Written task: Copy out all of the data exactly as it appears.
╔══
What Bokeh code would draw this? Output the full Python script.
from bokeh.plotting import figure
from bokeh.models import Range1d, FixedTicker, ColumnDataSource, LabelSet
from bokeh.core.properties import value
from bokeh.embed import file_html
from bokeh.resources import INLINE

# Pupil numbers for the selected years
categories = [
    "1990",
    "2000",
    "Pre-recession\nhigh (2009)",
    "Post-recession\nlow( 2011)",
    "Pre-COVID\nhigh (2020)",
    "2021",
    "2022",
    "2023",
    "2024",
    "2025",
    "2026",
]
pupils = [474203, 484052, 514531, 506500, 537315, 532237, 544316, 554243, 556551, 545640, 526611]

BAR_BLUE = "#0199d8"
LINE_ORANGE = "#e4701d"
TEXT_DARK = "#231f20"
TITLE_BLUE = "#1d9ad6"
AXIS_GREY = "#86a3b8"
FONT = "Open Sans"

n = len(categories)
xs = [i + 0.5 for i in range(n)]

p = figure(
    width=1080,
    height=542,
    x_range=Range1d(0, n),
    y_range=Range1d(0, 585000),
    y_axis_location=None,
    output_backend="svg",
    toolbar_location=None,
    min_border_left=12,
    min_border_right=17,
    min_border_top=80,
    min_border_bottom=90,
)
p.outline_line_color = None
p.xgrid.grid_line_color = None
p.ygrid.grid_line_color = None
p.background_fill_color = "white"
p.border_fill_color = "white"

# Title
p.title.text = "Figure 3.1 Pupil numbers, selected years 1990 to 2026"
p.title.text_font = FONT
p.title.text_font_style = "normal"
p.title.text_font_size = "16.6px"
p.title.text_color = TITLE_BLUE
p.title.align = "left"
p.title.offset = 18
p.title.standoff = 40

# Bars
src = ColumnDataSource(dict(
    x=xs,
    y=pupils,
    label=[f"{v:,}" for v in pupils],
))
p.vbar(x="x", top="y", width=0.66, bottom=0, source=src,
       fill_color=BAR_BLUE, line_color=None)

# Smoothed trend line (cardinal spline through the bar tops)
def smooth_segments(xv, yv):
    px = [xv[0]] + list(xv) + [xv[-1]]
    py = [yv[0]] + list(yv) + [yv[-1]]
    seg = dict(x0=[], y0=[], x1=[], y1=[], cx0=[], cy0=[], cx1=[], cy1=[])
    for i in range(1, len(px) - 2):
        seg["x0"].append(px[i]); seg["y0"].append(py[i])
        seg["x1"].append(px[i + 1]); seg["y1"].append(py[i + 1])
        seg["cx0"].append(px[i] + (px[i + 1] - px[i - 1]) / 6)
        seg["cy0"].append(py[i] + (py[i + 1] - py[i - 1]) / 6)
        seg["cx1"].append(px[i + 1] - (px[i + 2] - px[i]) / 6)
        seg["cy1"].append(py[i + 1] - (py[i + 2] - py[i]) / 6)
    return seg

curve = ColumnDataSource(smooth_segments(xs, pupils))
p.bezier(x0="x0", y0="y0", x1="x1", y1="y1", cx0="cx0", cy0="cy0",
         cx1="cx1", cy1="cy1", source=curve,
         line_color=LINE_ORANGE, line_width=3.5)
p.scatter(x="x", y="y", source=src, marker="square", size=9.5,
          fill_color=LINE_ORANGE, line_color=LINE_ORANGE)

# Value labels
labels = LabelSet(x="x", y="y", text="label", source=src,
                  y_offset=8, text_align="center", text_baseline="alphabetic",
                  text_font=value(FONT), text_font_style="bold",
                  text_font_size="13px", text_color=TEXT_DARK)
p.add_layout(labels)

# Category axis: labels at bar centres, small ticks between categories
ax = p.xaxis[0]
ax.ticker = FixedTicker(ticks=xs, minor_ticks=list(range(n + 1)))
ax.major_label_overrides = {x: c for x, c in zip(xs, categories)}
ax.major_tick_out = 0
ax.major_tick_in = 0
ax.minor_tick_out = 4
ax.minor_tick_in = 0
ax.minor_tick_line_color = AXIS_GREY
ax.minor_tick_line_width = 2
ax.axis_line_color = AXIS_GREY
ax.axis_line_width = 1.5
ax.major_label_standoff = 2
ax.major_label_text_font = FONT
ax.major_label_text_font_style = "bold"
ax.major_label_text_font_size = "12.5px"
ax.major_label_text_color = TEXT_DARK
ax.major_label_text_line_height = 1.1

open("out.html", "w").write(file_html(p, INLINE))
╚══
Task response:
What Bokeh code would draw this? Output the full Python script.
from bokeh.plotting import figure
from bokeh.models import Range1d, FixedTicker, ColumnDataSource, LabelSet
from bokeh.core.properties import value
from bokeh.embed import file_html
from bokeh.resources import INLINE

# Pupil numbers for the selected years
categories = [
    "1990",
    "2000",
    "Pre-recession\nhigh (2009)",
    "Post-recession\nlow( 2011)",
    "Pre-COVID\nhigh (2020)",
    "2021",
    "2022",
    "2023",
    "2024",
    "2025",
    "2026",
]
pupils = [474203, 484052, 514531, 506500, 537315, 532237, 544316, 554243, 556551, 545640, 526611]

BAR_BLUE = "#0199d8"
LINE_ORANGE = "#e4701d"
TEXT_DARK = "#231f20"
TITLE_BLUE = "#1d9ad6"
AXIS_GREY = "#86a3b8"
FONT = "Open Sans"

n = len(categories)
xs = [i + 0.5 for i in range(n)]

p = figure(
    width=1080,
    height=542,
    x_range=Range1d(0, n),
    y_range=Range1d(0, 585000),
    y_axis_location=None,
    output_backend="svg",
    toolbar_location=None,
    min_border_left=12,
    min_border_right=17,
    min_border_top=80,
    min_border_bottom=90,
)
p.outline_line_color = None
p.xgrid.grid_line_color = None
p.ygrid.grid_line_color = None
p.background_fill_color = "white"
p.border_fill_color = "white"

# Title
p.title.text = "Figure 3.1 Pupil numbers, selected years 1990 to 2026"
p.title.text_font = FONT
p.title.text_font_style = "normal"
p.title.text_font_size = "16.6px"
p.title.text_color = TITLE_BLUE
p.title.align = "left"
p.title.offset = 18
p.title.standoff = 40

# Bars
src = ColumnDataSource(dict(
    x=xs,
    y=pupils,
    label=[f"{v:,}" for v in pupils],
))
p.vbar(x="x", top="y", width=0.66, bottom=0, source=src,
       fill_color=BAR_BLUE, line_color=None)

# Smoothed trend line (cardinal spline through the bar tops)
def smooth_segments(xv, yv):
    px = [xv[0]] + list(xv) + [xv[-1]]
    py = [yv[0]] + list(yv) + [yv[-1]]
    seg = dict(x0=[], y0=[], x1=[], y1=[], cx0=[], cy0=[], cx1=[], cy1=[])
    for i in range(1, len(px) - 2):
        seg["x0"].append(px[i]); seg["y0"].append(py[i])
        seg["x1"].append(px[i + 1]); seg["y1"].append(py[i + 1])
        seg["cx0"].append(px[i] + (px[i + 1] - px[i - 1]) / 6)
        seg["cy0"].append(py[i] + (py[i + 1] - py[i - 1]) / 6)
        seg["cx1"].append(px[i + 1] - (px[i + 2] - px[i]) / 6)
        seg["cy1"].append(py[i + 1] - (py[i + 2] - py[i]) / 6)
    return seg

curve = ColumnDataSource(smooth_segments(xs, pupils))
p.bezier(x0="x0", y0="y0", x1="x1", y1="y1", cx0="cx0", cy0="cy0",
         cx1="cx1", cy1="cy1", source=curve,
         line_color=LINE_ORANGE, line_width=3.5)
p.scatter(x="x", y="y", source=src, marker="square", size=9.5,
          fill_color=LINE_ORANGE, line_color=LINE_ORANGE)

# Value labels
labels = LabelSet(x="x", y="y", text="label", source=src,
                  y_offset=8, text_align="center", text_baseline="alphabetic",
                  text_font=value(FONT), text_font_style="bold",
                  text_font_size="13px", text_color=TEXT_DARK)
p.add_layout(labels)

# Category axis: labels at bar centres, small ticks between categories
ax = p.xaxis[0]
ax.ticker = FixedTicker(ticks=xs, minor_ticks=list(range(n + 1)))
ax.major_label_overrides = {x: c for x, c in zip(xs, categories)}
ax.major_tick_out = 0
ax.major_tick_in = 0
ax.minor_tick_out = 4
ax.minor_tick_in = 0
ax.minor_tick_line_color = AXIS_GREY
ax.minor_tick_line_width = 2
ax.axis_line_color = AXIS_GREY
ax.axis_line_width = 1.5
ax.major_label_standoff = 2
ax.major_label_text_font = FONT
ax.major_label_text_font_style = "bold"
ax.major_label_text_font_size = "12.5px"
ax.major_label_text_color = TEXT_DARK
ax.major_label_text_line_height = 1.1

open("out.html", "w").write(file_html(p, INLINE))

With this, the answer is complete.